[DIRECTIVE] Find the lines with "diagram" in them and copy them out.

---------------

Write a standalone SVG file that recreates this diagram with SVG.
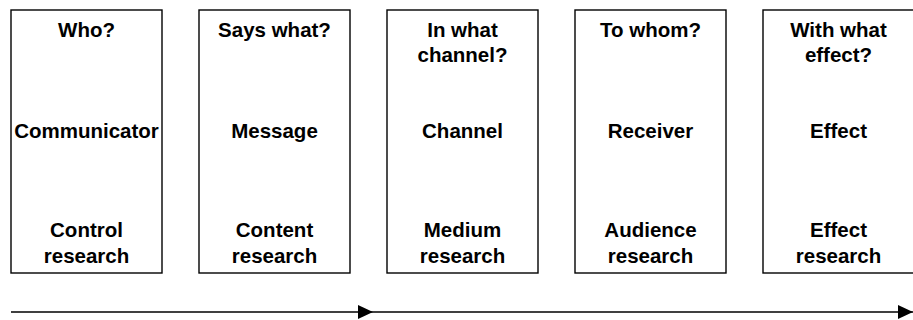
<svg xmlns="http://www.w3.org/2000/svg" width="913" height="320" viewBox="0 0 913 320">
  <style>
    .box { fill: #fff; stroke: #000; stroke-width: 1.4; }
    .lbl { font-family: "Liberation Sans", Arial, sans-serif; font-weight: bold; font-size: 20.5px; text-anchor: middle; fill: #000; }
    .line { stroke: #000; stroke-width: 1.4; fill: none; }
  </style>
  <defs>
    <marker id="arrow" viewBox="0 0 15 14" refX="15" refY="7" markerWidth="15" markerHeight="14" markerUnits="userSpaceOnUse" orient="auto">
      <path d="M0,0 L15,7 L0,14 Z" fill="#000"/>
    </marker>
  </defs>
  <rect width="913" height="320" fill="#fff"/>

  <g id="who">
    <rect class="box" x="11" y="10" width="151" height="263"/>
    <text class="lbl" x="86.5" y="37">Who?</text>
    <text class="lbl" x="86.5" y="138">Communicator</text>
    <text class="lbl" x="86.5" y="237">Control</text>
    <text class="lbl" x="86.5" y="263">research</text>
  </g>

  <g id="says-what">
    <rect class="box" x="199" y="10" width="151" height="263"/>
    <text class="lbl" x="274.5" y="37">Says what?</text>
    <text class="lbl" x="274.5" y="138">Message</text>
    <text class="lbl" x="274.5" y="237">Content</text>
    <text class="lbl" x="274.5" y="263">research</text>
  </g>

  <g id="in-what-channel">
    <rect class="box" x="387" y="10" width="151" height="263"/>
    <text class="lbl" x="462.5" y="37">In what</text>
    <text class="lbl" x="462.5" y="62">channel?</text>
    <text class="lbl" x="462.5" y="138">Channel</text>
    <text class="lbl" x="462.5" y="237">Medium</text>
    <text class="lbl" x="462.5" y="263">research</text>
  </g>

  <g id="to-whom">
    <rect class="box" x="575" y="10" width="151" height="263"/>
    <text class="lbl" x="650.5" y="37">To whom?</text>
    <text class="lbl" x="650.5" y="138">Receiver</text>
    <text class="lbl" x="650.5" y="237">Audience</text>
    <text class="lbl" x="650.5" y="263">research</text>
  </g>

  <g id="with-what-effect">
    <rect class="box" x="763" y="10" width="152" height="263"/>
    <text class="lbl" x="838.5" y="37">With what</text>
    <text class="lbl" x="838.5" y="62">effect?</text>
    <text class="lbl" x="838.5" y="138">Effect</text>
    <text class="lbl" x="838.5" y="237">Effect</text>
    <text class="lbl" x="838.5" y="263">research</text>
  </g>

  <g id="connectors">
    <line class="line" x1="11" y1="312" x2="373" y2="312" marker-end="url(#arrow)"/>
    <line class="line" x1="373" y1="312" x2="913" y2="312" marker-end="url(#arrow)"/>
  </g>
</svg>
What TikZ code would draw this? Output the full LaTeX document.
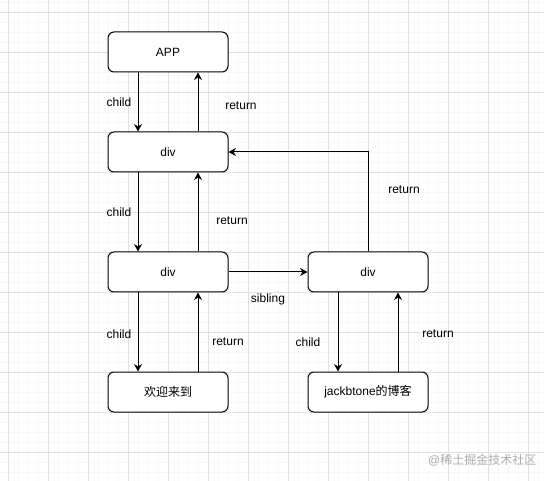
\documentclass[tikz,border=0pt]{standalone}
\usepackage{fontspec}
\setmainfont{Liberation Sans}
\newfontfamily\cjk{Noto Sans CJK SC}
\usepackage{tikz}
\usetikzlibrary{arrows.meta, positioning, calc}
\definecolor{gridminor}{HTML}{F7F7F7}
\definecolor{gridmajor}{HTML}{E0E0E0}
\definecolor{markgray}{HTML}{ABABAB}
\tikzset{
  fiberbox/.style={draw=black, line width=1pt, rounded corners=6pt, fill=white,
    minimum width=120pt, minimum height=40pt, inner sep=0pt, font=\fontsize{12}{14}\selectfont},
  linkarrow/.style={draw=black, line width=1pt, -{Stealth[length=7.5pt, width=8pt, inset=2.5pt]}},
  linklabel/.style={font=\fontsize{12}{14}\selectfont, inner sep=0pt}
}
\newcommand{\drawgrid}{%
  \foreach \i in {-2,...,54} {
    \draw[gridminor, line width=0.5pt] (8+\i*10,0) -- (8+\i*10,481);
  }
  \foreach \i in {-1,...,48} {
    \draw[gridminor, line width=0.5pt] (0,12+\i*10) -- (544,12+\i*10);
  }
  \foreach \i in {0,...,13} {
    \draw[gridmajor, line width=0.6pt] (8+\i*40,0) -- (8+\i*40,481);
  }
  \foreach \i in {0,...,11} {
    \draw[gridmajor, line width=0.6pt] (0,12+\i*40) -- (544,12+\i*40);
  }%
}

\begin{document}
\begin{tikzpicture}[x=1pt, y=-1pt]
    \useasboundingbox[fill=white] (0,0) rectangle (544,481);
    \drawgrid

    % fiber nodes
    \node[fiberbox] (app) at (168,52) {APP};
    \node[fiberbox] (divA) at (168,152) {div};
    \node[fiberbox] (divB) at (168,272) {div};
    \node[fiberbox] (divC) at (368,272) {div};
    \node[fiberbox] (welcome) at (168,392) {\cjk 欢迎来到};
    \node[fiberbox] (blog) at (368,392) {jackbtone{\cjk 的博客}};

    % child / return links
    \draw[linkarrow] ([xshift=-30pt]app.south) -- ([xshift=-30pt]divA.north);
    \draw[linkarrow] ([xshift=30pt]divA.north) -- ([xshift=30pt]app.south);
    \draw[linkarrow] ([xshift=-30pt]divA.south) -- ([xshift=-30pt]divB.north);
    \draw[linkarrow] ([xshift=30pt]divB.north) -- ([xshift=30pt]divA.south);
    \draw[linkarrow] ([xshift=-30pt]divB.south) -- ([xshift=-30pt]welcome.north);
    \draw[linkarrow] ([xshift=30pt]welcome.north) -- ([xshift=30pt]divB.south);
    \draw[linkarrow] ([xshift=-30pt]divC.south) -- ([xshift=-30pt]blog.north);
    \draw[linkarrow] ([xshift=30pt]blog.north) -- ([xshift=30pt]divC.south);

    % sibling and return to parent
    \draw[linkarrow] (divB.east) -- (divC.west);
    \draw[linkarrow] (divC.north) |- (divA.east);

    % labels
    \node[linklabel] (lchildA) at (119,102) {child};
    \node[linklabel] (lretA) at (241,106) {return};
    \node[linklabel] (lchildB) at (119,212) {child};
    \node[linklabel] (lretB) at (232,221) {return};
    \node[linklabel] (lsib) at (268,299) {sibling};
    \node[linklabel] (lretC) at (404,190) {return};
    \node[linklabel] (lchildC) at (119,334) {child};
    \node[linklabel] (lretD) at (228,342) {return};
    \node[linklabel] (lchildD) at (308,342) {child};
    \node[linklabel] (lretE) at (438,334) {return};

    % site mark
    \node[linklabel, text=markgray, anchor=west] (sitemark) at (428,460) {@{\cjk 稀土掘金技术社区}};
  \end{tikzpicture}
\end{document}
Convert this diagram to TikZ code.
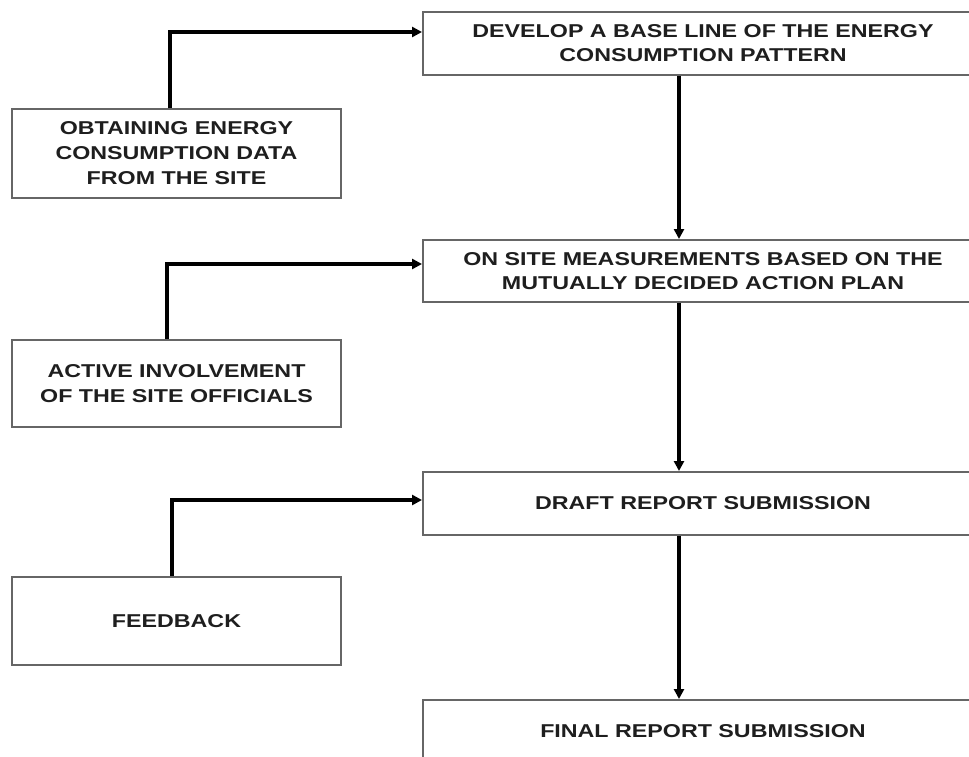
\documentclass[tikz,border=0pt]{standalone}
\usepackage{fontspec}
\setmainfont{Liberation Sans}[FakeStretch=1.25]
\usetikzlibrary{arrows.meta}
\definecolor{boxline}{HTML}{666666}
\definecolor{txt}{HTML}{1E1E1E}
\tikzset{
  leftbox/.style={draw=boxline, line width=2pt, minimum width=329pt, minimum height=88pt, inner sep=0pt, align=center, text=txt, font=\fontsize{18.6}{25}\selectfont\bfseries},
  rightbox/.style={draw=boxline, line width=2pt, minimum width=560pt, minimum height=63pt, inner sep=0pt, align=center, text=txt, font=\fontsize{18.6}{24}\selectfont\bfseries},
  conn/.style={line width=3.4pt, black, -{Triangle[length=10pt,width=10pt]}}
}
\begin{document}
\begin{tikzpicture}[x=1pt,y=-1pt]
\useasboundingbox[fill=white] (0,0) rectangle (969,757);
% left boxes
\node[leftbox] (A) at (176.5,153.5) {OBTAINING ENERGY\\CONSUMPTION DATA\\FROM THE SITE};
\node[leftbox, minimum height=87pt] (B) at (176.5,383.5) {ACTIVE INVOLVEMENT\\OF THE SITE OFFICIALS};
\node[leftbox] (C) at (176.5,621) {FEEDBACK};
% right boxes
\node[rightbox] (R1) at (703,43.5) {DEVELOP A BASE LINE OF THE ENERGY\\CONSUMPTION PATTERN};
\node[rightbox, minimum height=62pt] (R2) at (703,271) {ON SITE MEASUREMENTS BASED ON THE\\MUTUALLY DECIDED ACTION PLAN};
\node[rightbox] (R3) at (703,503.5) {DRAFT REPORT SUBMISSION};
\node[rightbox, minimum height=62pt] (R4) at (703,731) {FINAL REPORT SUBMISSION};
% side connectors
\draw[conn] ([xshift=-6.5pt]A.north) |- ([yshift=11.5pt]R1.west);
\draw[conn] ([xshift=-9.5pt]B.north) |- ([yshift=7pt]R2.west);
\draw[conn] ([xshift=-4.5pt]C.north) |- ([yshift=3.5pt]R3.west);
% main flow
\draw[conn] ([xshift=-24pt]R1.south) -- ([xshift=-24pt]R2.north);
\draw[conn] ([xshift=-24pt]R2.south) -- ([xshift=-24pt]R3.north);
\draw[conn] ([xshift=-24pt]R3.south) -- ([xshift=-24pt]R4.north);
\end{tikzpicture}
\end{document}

---------------

[FINISHED ANSWER]
Write a standalone SVG file that recreates this diagram with SVG.
Convert this diagram to TikZ code.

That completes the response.